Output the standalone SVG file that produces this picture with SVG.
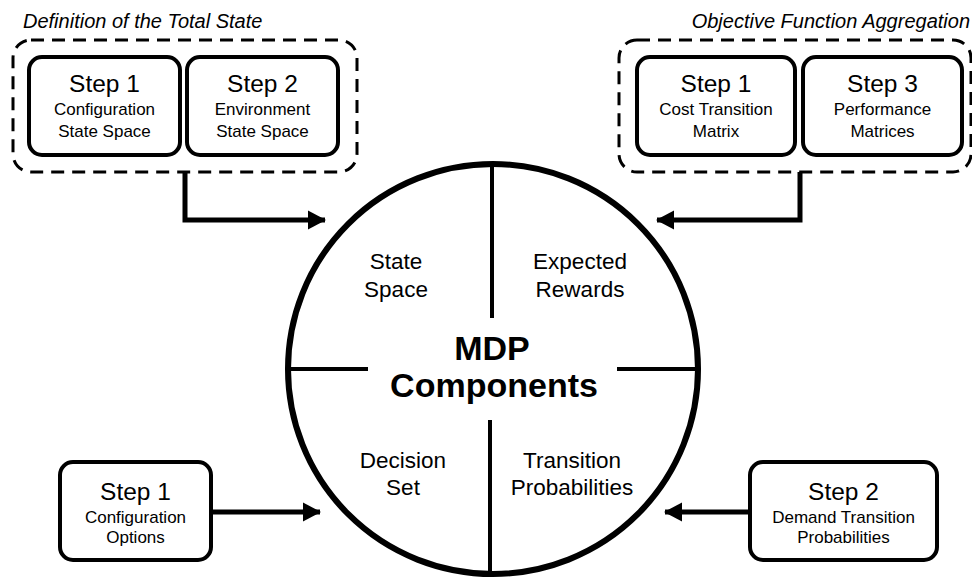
<svg xmlns="http://www.w3.org/2000/svg" width="972" height="578" viewBox="0 0 972 578">
<style>
text{font-family:"Liberation Sans",Arial,sans-serif;fill:#000;text-anchor:middle}
.step{font-size:24.5px}
.sub{font-size:17px}
.title{font-size:20px;font-style:italic}
.part{font-size:22.5px}
.big{font-size:34px;font-weight:bold}
.box{fill:#fff;stroke:#000;stroke-width:4}
.dash{fill:none;stroke:#000;stroke-width:3;stroke-dasharray:13 8}
.conn{fill:none;stroke:#000;stroke-width:5}
</style>
<defs>
<marker id="ah" markerWidth="4" markerHeight="5" refX="3.4" refY="2.5" orient="auto" markerUnits="strokeWidth">
<path d="M0,0.6 L3.6,2.5 L0,4.4 Z" fill="#000"/>
</marker>
</defs>
<rect width="972" height="578" fill="#fff"/>

<g id="mdp">
<circle cx="493" cy="369" r="205" fill="#fff" stroke="#000" stroke-width="6"/>
<line x1="492" y1="164" x2="492" y2="318" stroke="#000" stroke-width="4"/>
<line x1="490" y1="420" x2="490" y2="574" stroke="#000" stroke-width="4"/>
<line x1="290" y1="369" x2="368" y2="369" stroke="#000" stroke-width="4"/>
<line x1="617" y1="369" x2="696" y2="369" stroke="#000" stroke-width="4"/>
<text class="part" x="396" y="269">State</text>
<text class="part" x="396" y="297">Space</text>
<text class="part" x="580" y="269">Expected</text>
<text class="part" x="580" y="297">Rewards</text>
<text class="part" x="403" y="468">Decision</text>
<text class="part" x="403" y="495">Set</text>
<text class="part" x="572" y="468">Transition</text>
<text class="part" x="572" y="495">Probabilities</text>
<text class="big" x="492" y="360">MDP</text>
<text class="big" x="494" y="397">Components</text>
</g>

<g id="total-state">
<text class="title" x="23" y="28" style="text-anchor:start">Definition of the Total State</text>
<rect class="dash" x="13" y="40" width="344" height="132" rx="18"/>
</g>
<g id="ts-step1">
<rect class="box" x="29" y="57" width="151" height="98" rx="13"/>
<text class="step" x="104.5" y="92">Step 1</text>
<text class="sub" x="104.5" y="115">Configuration</text>
<text class="sub" x="104.5" y="137">State Space</text>
</g>
<g id="ts-step2">
<rect class="box" x="187" y="57" width="151" height="98" rx="13"/>
<text class="step" x="262.5" y="92">Step 2</text>
<text class="sub" x="262.5" y="115">Environment</text>
<text class="sub" x="262.5" y="137">State Space</text>
</g>

<g id="objective">
<text class="title" x="970" y="28" style="text-anchor:end">Objective Function Aggregation</text>
<rect class="dash" x="619" y="40" width="352" height="132" rx="18"/>
</g>
<g id="of-step1">
<rect class="box" x="637" y="57" width="158" height="98" rx="13"/>
<text class="step" x="716" y="92">Step 1</text>
<text class="sub" x="716" y="115">Cost Transition</text>
<text class="sub" x="716" y="137">Matrix</text>
</g>
<g id="of-step3">
<rect class="box" x="803" y="57" width="159" height="98" rx="13"/>
<text class="step" x="882.5" y="92">Step 3</text>
<text class="sub" x="882.5" y="115">Performance</text>
<text class="sub" x="882.5" y="137">Matrices</text>
</g>

<g id="config-options">
<rect class="box" x="60" y="462" width="151" height="98" rx="13"/>
<text class="step" x="135.5" y="500">Step 1</text>
<text class="sub" x="135.5" y="523">Configuration</text>
<text class="sub" x="135.5" y="543">Options</text>
</g>
<g id="demand">
<rect class="box" x="750" y="462" width="187" height="98" rx="13"/>
<text class="step" x="843.5" y="500">Step 2</text>
<text class="sub" x="843.5" y="523">Demand Transition</text>
<text class="sub" x="843.5" y="543">Probabilities</text>
</g>

<g id="connectors">
<polyline class="conn" points="185,172 185,220 325,220" marker-end="url(#ah)"/>
<polyline class="conn" points="800,172 800,220 657,220" marker-end="url(#ah)"/>
<line class="conn" x1="211" y1="512" x2="320" y2="512" marker-end="url(#ah)"/>
<line class="conn" x1="750" y1="512" x2="665" y2="512" marker-end="url(#ah)"/>
</g>
</svg>
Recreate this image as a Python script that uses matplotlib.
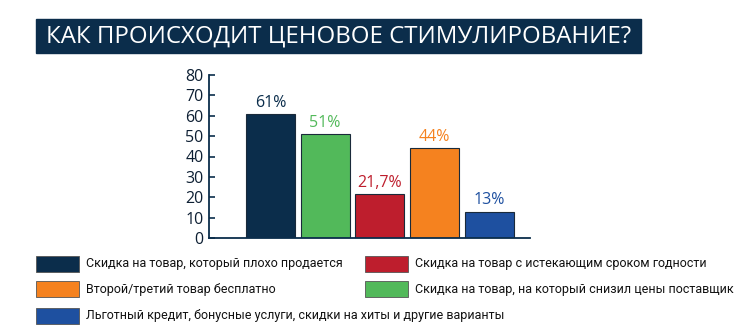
import matplotlib
matplotlib.use('Agg')
import matplotlib.pyplot as plt
from matplotlib.patches import Rectangle

# данные
values = [61, 51, 21.7, 44, 13]
value_labels = ['61%', '51%', '21,7%', '44%', '13%']
colors = ['#0b2d4b', '#52b95a', '#be1e2d', '#f5821f', '#1e50a0']
yticks = [0, 10, 20, 30, 40, 50, 60, 70, 80]

legend_labels = ['Скидка на товар, который плохо продается',
                 'Скидка на товар с истекающим сроком годности',
                 'Второй/третий товар бесплатно',
                 'Скидка на товар, на который снизил цены поставщик',
                 'Льготный кредит, бонусные услуги, скидки на хиты и другие варианты']
legend_colors = ['#0b2d4b', '#be1e2d', '#f5821f', '#52b95a', '#1e50a0']
title = 'КАК ПРОИСХОДИТ ЦЕНОВОЕ СТИМУЛИРОВАНИЕ?'

navy = '#0b2d4b'
plt.rcParams['font.family'] = ['Open Sans', 'DejaVu Sans']

fig = plt.figure(figsize=(7.5, 3.33), dpi=100)
W, H = 750, 333

def fx(px): return px / W
def fy(py): return 1 - py / H

# заголовок
fig.patches.append(Rectangle((fx(36), fy(53)), fx(641) - fx(36), fy(19) - fy(53),
                             transform=fig.transFigure, color=navy, zorder=0))
fig.text(fx(46), fy(36.5), title, color='white', fontsize=17.3,
         va='center', ha='left')

ax = fig.add_axes([fx(209), fy(238), fx(530) - fx(209), fy(75) - fy(238)])
x = list(range(len(values)))
ax.bar(x, values, width=0.895, color=colors, edgecolor='#1a2a3a', linewidth=0.8)
for i, v in enumerate(values):
    ax.text(i, v + 1.5, value_labels[i], ha='center', va='bottom',
            color=colors[i], fontsize=11.5)

ax.set_xlim(-1.12, 4.74)
ax.set_ylim(0, 80)
ax.set_xticks([])
ax.set_yticks(yticks)
ax.tick_params(axis='y', direction='in', length=4, width=1.2, color=navy,
               labelsize=11.5, labelcolor='#0d1f33', pad=4)
for s in ['top', 'right']:
    ax.spines[s].set_visible(False)
ax.spines['left'].set_color(navy)
ax.spines['bottom'].set_color(navy)
ax.spines['left'].set_linewidth(1.3)
ax.spines['bottom'].set_linewidth(1.3)

# легенда вручную: две колонки, три строки
rows = [264, 289, 316]
cols = [36, 365]
for k, (lab, c) in enumerate(zip(legend_labels, legend_colors)):
    r, cc = divmod(k, 2)
    px, py = cols[cc], rows[r]
    fig.patches.append(Rectangle((fx(px), fy(py + 8)), fx(43), 16 / H,
                                 transform=fig.transFigure, facecolor=c,
                                 edgecolor='#555555', linewidth=0.6))
    fig.text(fx(px + 50), fy(py), lab, fontsize=9,
             family=['Roboto', 'DejaVu Sans'],
             color='#111111', va='center', ha='left')

fig.savefig('out.png', dpi=100)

**Problem details**: Omit the pictures and output all of the other material exactly.

**Solution to this problem**:
Output the standalone SVG file that produces this picture with SVG.
<svg xmlns="http://www.w3.org/2000/svg" width="972" height="578" viewBox="0 0 972 578">
<style>
text{font-family:"Liberation Sans",Arial,sans-serif;fill:#000;text-anchor:middle}
.step{font-size:24.5px}
.sub{font-size:17px}
.title{font-size:20px;font-style:italic}
.part{font-size:22.5px}
.big{font-size:34px;font-weight:bold}
.box{fill:#fff;stroke:#000;stroke-width:4}
.dash{fill:none;stroke:#000;stroke-width:3;stroke-dasharray:13 8}
.conn{fill:none;stroke:#000;stroke-width:5}
</style>
<defs>
<marker id="ah" markerWidth="4" markerHeight="5" refX="3.4" refY="2.5" orient="auto" markerUnits="strokeWidth">
<path d="M0,0.6 L3.6,2.5 L0,4.4 Z" fill="#000"/>
</marker>
</defs>
<rect width="972" height="578" fill="#fff"/>

<g id="mdp">
<circle cx="493" cy="369" r="205" fill="#fff" stroke="#000" stroke-width="6"/>
<line x1="492" y1="164" x2="492" y2="318" stroke="#000" stroke-width="4"/>
<line x1="490" y1="420" x2="490" y2="574" stroke="#000" stroke-width="4"/>
<line x1="290" y1="369" x2="368" y2="369" stroke="#000" stroke-width="4"/>
<line x1="617" y1="369" x2="696" y2="369" stroke="#000" stroke-width="4"/>
<text class="part" x="396" y="269">State</text>
<text class="part" x="396" y="297">Space</text>
<text class="part" x="580" y="269">Expected</text>
<text class="part" x="580" y="297">Rewards</text>
<text class="part" x="403" y="468">Decision</text>
<text class="part" x="403" y="495">Set</text>
<text class="part" x="572" y="468">Transition</text>
<text class="part" x="572" y="495">Probabilities</text>
<text class="big" x="492" y="360">MDP</text>
<text class="big" x="494" y="397">Components</text>
</g>

<g id="total-state">
<text class="title" x="23" y="28" style="text-anchor:start">Definition of the Total State</text>
<rect class="dash" x="13" y="40" width="344" height="132" rx="18"/>
</g>
<g id="ts-step1">
<rect class="box" x="29" y="57" width="151" height="98" rx="13"/>
<text class="step" x="104.5" y="92">Step 1</text>
<text class="sub" x="104.5" y="115">Configuration</text>
<text class="sub" x="104.5" y="137">State Space</text>
</g>
<g id="ts-step2">
<rect class="box" x="187" y="57" width="151" height="98" rx="13"/>
<text class="step" x="262.5" y="92">Step 2</text>
<text class="sub" x="262.5" y="115">Environment</text>
<text class="sub" x="262.5" y="137">State Space</text>
</g>

<g id="objective">
<text class="title" x="970" y="28" style="text-anchor:end">Objective Function Aggregation</text>
<rect class="dash" x="619" y="40" width="352" height="132" rx="18"/>
</g>
<g id="of-step1">
<rect class="box" x="637" y="57" width="158" height="98" rx="13"/>
<text class="step" x="716" y="92">Step 1</text>
<text class="sub" x="716" y="115">Cost Transition</text>
<text class="sub" x="716" y="137">Matrix</text>
</g>
<g id="of-step3">
<rect class="box" x="803" y="57" width="159" height="98" rx="13"/>
<text class="step" x="882.5" y="92">Step 3</text>
<text class="sub" x="882.5" y="115">Performance</text>
<text class="sub" x="882.5" y="137">Matrices</text>
</g>

<g id="config-options">
<rect class="box" x="60" y="462" width="151" height="98" rx="13"/>
<text class="step" x="135.5" y="500">Step 1</text>
<text class="sub" x="135.5" y="523">Configuration</text>
<text class="sub" x="135.5" y="543">Options</text>
</g>
<g id="demand">
<rect class="box" x="750" y="462" width="187" height="98" rx="13"/>
<text class="step" x="843.5" y="500">Step 2</text>
<text class="sub" x="843.5" y="523">Demand Transition</text>
<text class="sub" x="843.5" y="543">Probabilities</text>
</g>

<g id="connectors">
<polyline class="conn" points="185,172 185,220 325,220" marker-end="url(#ah)"/>
<polyline class="conn" points="800,172 800,220 657,220" marker-end="url(#ah)"/>
<line class="conn" x1="211" y1="512" x2="320" y2="512" marker-end="url(#ah)"/>
<line class="conn" x1="750" y1="512" x2="665" y2="512" marker-end="url(#ah)"/>
</g>
</svg>
Recreate this image as a Python script that uses matplotlib.
import matplotlib
matplotlib.use('Agg')
import matplotlib.pyplot as plt
from matplotlib.patches import Rectangle

# данные
values = [61, 51, 21.7, 44, 13]
value_labels = ['61%', '51%', '21,7%', '44%', '13%']
colors = ['#0b2d4b', '#52b95a', '#be1e2d', '#f5821f', '#1e50a0']
yticks = [0, 10, 20, 30, 40, 50, 60, 70, 80]

legend_labels = ['Скидка на товар, который плохо продается',
                 'Скидка на товар с истекающим сроком годности',
                 'Второй/третий товар бесплатно',
                 'Скидка на товар, на который снизил цены поставщик',
                 'Льготный кредит, бонусные услуги, скидки на хиты и другие варианты']
legend_colors = ['#0b2d4b', '#be1e2d', '#f5821f', '#52b95a', '#1e50a0']
title = 'КАК ПРОИСХОДИТ ЦЕНОВОЕ СТИМУЛИРОВАНИЕ?'

navy = '#0b2d4b'
plt.rcParams['font.family'] = ['Open Sans', 'DejaVu Sans']

fig = plt.figure(figsize=(7.5, 3.33), dpi=100)
W, H = 750, 333

def fx(px): return px / W
def fy(py): return 1 - py / H

# заголовок
fig.patches.append(Rectangle((fx(36), fy(53)), fx(641) - fx(36), fy(19) - fy(53),
                             transform=fig.transFigure, color=navy, zorder=0))
fig.text(fx(46), fy(36.5), title, color='white', fontsize=17.3,
         va='center', ha='left')

ax = fig.add_axes([fx(209), fy(238), fx(530) - fx(209), fy(75) - fy(238)])
x = list(range(len(values)))
ax.bar(x, values, width=0.895, color=colors, edgecolor='#1a2a3a', linewidth=0.8)
for i, v in enumerate(values):
    ax.text(i, v + 1.5, value_labels[i], ha='center', va='bottom',
            color=colors[i], fontsize=11.5)

ax.set_xlim(-1.12, 4.74)
ax.set_ylim(0, 80)
ax.set_xticks([])
ax.set_yticks(yticks)
ax.tick_params(axis='y', direction='in', length=4, width=1.2, color=navy,
               labelsize=11.5, labelcolor='#0d1f33', pad=4)
for s in ['top', 'right']:
    ax.spines[s].set_visible(False)
ax.spines['left'].set_color(navy)
ax.spines['bottom'].set_color(navy)
ax.spines['left'].set_linewidth(1.3)
ax.spines['bottom'].set_linewidth(1.3)

# легенда вручную: две колонки, три строки
rows = [264, 289, 316]
cols = [36, 365]
for k, (lab, c) in enumerate(zip(legend_labels, legend_colors)):
    r, cc = divmod(k, 2)
    px, py = cols[cc], rows[r]
    fig.patches.append(Rectangle((fx(px), fy(py + 8)), fx(43), 16 / H,
                                 transform=fig.transFigure, facecolor=c,
                                 edgecolor='#555555', linewidth=0.6))
    fig.text(fx(px + 50), fy(py), lab, fontsize=9,
             family=['Roboto', 'DejaVu Sans'],
             color='#111111', va='center', ha='left')

fig.savefig('out.png', dpi=100)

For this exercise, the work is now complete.